Un seul être vous manque et la conférence de presse est dépeuplée ? Comme prévu, grève à Hollywood oblige, Emma Stone n’est pas à la Mostra pour promouvoir Pauvres créatures, film sous pavillon Disney de Yorgos Lanthimos, en lice pour le Lion d’or. Mais, pour répondre aux questions des journalistes, la production a rameuté du monde jeudi après-midi, allant jusqu’à faire une place à la maquilleuse derrière les micros – ne manque que l’accessoiriste. Elle a été vite soulagée. La salle est pleine comme un œuf. Le Grec Lanthimos est aimé sur le Lido, où il a triomphé en 2018 avec La Favorite, déjà avec Emma Stone.
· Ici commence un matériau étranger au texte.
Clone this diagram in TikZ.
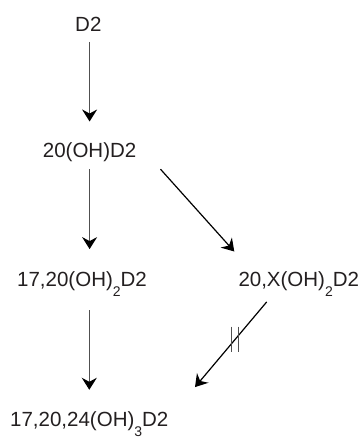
\documentclass[tikz,border=0pt]{standalone}
\usepackage{fontspec}
\setmainfont{Liberation Sans}
\usetikzlibrary{arrows.meta}
\definecolor{ink}{HTML}{231F20}
\definecolor{stem}{HTML}{505050}
% lowered subscript digit in a formula
\newcommand\lowsub[1]{\raisebox{-9.5pt}{\fontsize{14}{14}\selectfont #1}}
\tikzset{
  cpd/.style={inner sep=0pt, anchor=base west, text height=15pt, text depth=5pt,
              text=ink, font=\fontsize{20.5}{24}\selectfont},
  tip/.style={-{Stealth[length=12pt,width=15pt,inset=4pt,color=black]}},
  vstep/.style={tip, draw=stem, line width=1.3pt},
  dstep/.style={tip, draw=black, line width=1.2pt},
  blockbar/.style={draw=stem, line width=1pt}
}
\begin{document}
\begin{tikzpicture}[x=1pt, y=-1pt]
  \useasboundingbox (0,0) rectangle (361,439);

  % compounds
  \node[cpd] (d2)      at (75,31.7)    {D2};
  \node[cpd] (n20)     at (42.7,157)   {20(OH)D2};
  \node[cpd] (n1720)   at (17,286.5)   {17,20(OH)\lowsub{2}D2};
  \node[cpd] (n20x)    at (238.3,286.5){20,X(OH)\lowsub{2}D2};
  \node[cpd] (n172024) at (10,426.5)   {17,20,24(OH)\lowsub{3}D2};

  % vertical steps
  \draw[vstep] ([yshift=-5pt]d2.south -| n20.south) -- ([yshift=20.3pt]n20.north);
  \draw[vstep] ([yshift=-7pt]n20.south) -- ([yshift=22.2pt]n1720.north -| n20.south);
  \draw[vstep] ([yshift=-18.5pt]n1720.south -| n172024.south) -- ([yshift=21.5pt]n172024.north);

  % diagonal steps
  \draw[dstep] ([shift={(24pt,-7pt)}]n20.south east) -- ([shift={(-4pt,19.8pt)}]n20x.north west);
  \draw[dstep] ([shift={(28.4pt,-10.2pt)}]n20x.south west)
      -- coordinate[pos=0.44] (blk) ([shift={(26.4pt,24.2pt)}]n172024.north east);

  % blocked-step mark
  \draw[blockbar] ([shift={(-3.65pt,12.8pt)}]blk) -- ++(0,25.6);
  \draw[blockbar] ([shift={(3.65pt,12.8pt)}]blk) -- ++(0,25.6);
\end{tikzpicture}
\end{document}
Pauvres créatures s’inspire d’un roman de l’écrivain écossais Alasdar Gray. Il met en scène Willem Dafoe en chirurgien au visage couturé et aux idées farfelues. Le savant fou récupère le corps d’une femme enceinte réchappée de la noyade (un suicide raté) pour remplacer son cerveau par celui de son enfant à naître. La créature est plus sexy que Frankenstein puisqu’elle a les traits d’Emma Stone. Mais elle a le comportement d’un bébé capricieux qui balbutie ses premiers mots et fait du tricycle dans son manoir londonien. Dafoe engage un de ses étudiants pour documenter au quotidien les progrès de Bella Baxter (c’est son nom), interdite de sortie. Un avocat débauché (Mark Ruffalo) la fait échapper. Ils s’enfuient à Lisbonne, puis sur un paquebot en route pour Athènes. Bella Baxter découvre les plaisirs de la chair. Entre deux galipettes, la belle ignorante lit des livres sur les conseils de Hannah Schygulla. Son langage enfantin se fait de plus en plus sophistiqué.
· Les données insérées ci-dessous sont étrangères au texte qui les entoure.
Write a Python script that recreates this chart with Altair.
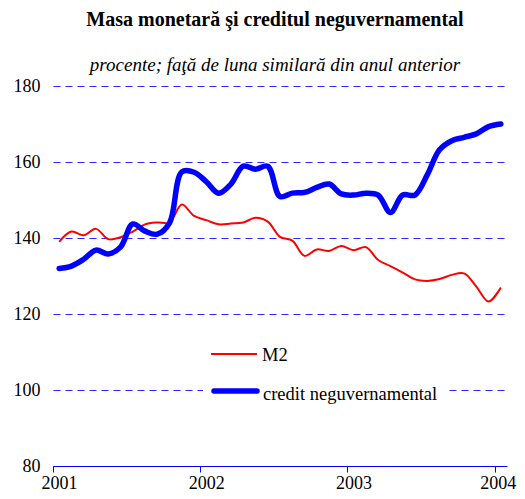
import altair as alt
import pandas as pd

years = ["2001", "2002", "2003", "2004"]
series_names = ["M2", "credit neguvernamental"]
y_ticks = [80, 100, 120, 140, 160, 180]

m2 = [139.0, 141.7, 140.7, 142.4, 139.7, 140.2, 141.7, 143.6, 144.1, 144.1,
      148.8, 145.8, 144.7, 143.6, 143.8, 144.1, 145.3, 144.3, 140.3, 139.3,
      135.3, 137.0, 136.6, 137.9, 136.8, 137.6, 134.2, 132.6, 130.9, 129.1,
      128.7, 129.2, 130.3, 130.7, 127.2, 123.3, 127.0]
credit = [132.0, 132.6, 134.4, 136.8, 135.8, 137.6, 143.7, 141.8, 141.0, 144.0,
          157.4, 157.3, 154.8, 151.8, 154.2, 158.9, 158.1, 158.9, 150.9, 151.8,
          152.0, 153.3, 154.2, 151.6, 151.3, 151.8, 151.3, 146.7, 151.3, 151.3,
          156.6, 163.2, 165.6, 166.5, 167.4, 169.3, 170.0]

FONT = "Liberation Serif"
RED = "#ff0000"
BLUE = "#0000ff"

n = len(m2)
df_m2 = pd.DataFrame({"m": list(range(n)), "v": m2})
df_cr = pd.DataFrame({"m": list(range(n)), "v": credit})

year_arr = "[" + ",".join("'%s'" % y for y in years) + "]"
tick_vals = [-0.5 + 12 * i for i in range(len(years))]

x_enc = alt.X(
    "m:Q",
    scale=alt.Scale(domain=[-0.5, n - 0.5], nice=False, zero=False),
    axis=alt.Axis(
        values=tick_vals,
        labelExpr=year_arr + "[round((datum.value + 0.5) / 12)]",
        grid=False, domain=True, domainColor=BLUE, domainWidth=1,
        ticks=True, tickColor=BLUE, tickSize=6, tickWidth=1,
        labelFont=FONT, labelFontSize=18, labelColor="black",
        labelPadding=2,
        labelOffset={"condition": {"test": "datum.value > 30", "value": 3}, "value": 6},
        labelFlush=False, title=None,
    ),
)
y_enc = alt.Y(
    "v:Q",
    scale=alt.Scale(domain=[80, 180], nice=False, zero=False),
    axis=alt.Axis(
        values=y_ticks, grid=True, gridColor=BLUE, gridDash=[7, 5], gridWidth=1,
        gridOpacity=0.85,
        domain=False, ticks=False, labelFont=FONT, labelFontSize=18,
        labelColor="black", labelPadding=13, title=None,
    ),
)

red_line = alt.Chart(df_m2).mark_line(
    color=RED, strokeWidth=2, interpolate="catmull-rom"
).encode(x=x_enc, y=y_enc)

blue_line = alt.Chart(df_cr).mark_line(
    color=BLUE, strokeWidth=5.5, interpolate="catmull-rom", strokeCap="round"
).encode(x=x_enc, y=y_enc)

one = alt.Data(values=[{}])

# legend (manual) with white background box
leg_box = alt.Chart(one).mark_rect(color="white", opacity=1).encode(
    x=alt.value(150), x2=alt.value(394), y=alt.value(250), y2=alt.value(318))
leg_red = alt.Chart(one).mark_rule(color=RED, strokeWidth=2).encode(
    x=alt.value(158), x2=alt.value(204), y=alt.value(268))
leg_blue = alt.Chart(one).mark_rule(color=BLUE, strokeWidth=5.5, strokeCap="round").encode(
    x=alt.value(161), x2=alt.value(204), y=alt.value(305))
leg_t1 = alt.Chart(one).mark_text(
    font=FONT, fontSize=18.5, align="left", baseline="middle", color="black"
).encode(x=alt.value(209), y=alt.value(269), text=alt.value(series_names[0]))
leg_t2 = alt.Chart(one).mark_text(
    font=FONT, fontSize=18.5, align="left", baseline="middle", color="black"
).encode(x=alt.value(210), y=alt.value(308), text=alt.value(series_names[1]))

title = alt.Chart(one).mark_text(
    font=FONT, fontSize=20, fontWeight="bold", align="center",
    baseline="alphabetic", color="black"
).encode(x=alt.value(222), y=alt.value(-60),
         text=alt.value("Masa monetară şi creditul neguvernamental"))
subtitle = alt.Chart(one).mark_text(
    font=FONT, fontSize=19, fontStyle="italic", align="center",
    baseline="alphabetic", color="black"
).encode(x=alt.value(222), y=alt.value(-15),
         text=alt.value("procente; faţă de luna similară din anul anterior"))

chart = alt.layer(
    red_line, blue_line, leg_box, leg_red, leg_blue, leg_t1, leg_t2, title, subtitle
).properties(
    width=454, height=380,
    autosize=alt.AutoSizeParams(type="none"),
    padding={"left": 45, "top": 78, "right": 10, "bottom": 25},
).configure_view(stroke=None)

chart.save("out.html", embed_options={"renderer": "svg", "actions": False})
Mais son émancipation se fait essentiellement par le sexe. L’avocat reste sur le carreau et Bella Baxter entre dans un bordel à Paris pour continuer son apprentissage. «Le sexe est brutal mais pas déplaisant», constate la prostituée néophyte qui se noue d’amitié avec une socialiste. Elles n’ont guère le temps d’échanger des idées. Les clients s’enchaînent et ont des profils variés. Damien Bonnard, père de famille pédagogue, emmène ses deux fils en stage d’observation pour leur apprendre à copuler. Baxter fait penser à Barbie découvrant le Vrai Monde, en plus trash et nymphomane.
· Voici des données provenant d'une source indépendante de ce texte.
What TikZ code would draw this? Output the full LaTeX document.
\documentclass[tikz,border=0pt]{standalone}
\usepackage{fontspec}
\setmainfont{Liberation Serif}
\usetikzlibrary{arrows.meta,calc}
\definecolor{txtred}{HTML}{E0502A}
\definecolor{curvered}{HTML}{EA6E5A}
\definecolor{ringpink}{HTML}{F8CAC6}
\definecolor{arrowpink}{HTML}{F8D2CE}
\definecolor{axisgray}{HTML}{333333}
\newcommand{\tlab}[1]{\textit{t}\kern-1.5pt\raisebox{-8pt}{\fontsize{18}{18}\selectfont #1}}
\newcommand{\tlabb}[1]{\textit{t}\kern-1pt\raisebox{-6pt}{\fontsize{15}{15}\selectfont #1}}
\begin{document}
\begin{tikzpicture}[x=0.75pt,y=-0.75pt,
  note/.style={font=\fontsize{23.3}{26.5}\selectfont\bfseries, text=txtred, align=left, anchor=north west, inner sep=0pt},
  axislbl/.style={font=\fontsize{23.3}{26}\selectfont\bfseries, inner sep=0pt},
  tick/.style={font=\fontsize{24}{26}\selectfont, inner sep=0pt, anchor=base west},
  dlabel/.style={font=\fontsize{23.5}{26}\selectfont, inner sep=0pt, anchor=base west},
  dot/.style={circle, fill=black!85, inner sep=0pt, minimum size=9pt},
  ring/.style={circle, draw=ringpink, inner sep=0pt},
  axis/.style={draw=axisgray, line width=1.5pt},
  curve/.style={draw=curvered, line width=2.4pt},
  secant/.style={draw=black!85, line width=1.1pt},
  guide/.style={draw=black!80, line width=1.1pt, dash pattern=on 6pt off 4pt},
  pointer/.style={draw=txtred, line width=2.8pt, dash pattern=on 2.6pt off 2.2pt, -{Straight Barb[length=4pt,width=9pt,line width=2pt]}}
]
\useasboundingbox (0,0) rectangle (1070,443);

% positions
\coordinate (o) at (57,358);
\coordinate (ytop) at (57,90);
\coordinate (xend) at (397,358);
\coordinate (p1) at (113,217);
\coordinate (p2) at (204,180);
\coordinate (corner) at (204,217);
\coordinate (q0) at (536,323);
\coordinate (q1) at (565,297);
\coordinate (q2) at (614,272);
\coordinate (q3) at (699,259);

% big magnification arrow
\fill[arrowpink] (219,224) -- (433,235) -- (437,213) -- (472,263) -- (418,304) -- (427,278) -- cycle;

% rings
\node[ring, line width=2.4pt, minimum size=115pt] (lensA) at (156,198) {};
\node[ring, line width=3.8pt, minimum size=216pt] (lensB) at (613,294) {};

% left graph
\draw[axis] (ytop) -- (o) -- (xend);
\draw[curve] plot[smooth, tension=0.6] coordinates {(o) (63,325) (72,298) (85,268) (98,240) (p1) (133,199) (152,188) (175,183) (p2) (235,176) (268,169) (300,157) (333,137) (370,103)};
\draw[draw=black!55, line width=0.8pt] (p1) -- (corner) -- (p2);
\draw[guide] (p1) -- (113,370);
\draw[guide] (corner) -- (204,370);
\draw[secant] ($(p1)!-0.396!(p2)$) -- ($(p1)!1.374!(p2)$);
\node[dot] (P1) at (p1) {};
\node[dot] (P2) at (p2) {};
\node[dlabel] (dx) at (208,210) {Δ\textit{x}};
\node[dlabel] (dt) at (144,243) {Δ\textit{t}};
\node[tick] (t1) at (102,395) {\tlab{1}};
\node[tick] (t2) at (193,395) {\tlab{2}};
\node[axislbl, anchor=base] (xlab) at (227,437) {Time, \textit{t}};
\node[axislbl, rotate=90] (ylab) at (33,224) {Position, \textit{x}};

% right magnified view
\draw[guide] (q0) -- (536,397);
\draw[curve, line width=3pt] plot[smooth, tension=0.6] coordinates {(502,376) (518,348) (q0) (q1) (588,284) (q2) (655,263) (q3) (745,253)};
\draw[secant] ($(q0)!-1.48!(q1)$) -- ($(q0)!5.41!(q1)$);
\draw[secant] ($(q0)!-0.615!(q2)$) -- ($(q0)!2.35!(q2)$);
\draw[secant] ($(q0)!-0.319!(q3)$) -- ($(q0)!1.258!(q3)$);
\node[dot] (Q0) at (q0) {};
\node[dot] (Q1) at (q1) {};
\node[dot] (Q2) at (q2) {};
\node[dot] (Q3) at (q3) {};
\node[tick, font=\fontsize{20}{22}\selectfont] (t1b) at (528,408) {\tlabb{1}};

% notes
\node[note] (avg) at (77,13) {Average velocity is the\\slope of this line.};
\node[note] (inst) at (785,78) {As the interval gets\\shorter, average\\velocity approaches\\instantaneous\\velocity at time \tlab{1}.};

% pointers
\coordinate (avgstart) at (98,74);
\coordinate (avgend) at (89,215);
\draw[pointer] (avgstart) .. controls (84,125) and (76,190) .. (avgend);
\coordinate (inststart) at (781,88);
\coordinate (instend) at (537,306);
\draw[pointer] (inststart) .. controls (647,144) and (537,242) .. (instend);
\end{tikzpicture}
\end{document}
Que les contempteurs du male gaze se rassurent, rien n’a été fait sans le consentement d’Emma Stone. Au contraire, l’actrice américaine est productrice du film et c’est peu dire qu’elle donne de sa personne. Pour une star hollywoodienne de sa stature, elle ne recule pas devant la nudité. Dans toutes les positions et dans des décors hideux – les villes sont plus fantastiques que réalistes, et surtout numériques. L’esthétique douteuse du film est aggravée par l’abus que fait Lanthimos du grand angle, ou œil de poisson, qui entraîne une distorsion de l’image. Au spectateur de faire preuve à son tour d’endurance pour aller au bout des 2h21 de ce film monstrueux, dans tous les sens du terme.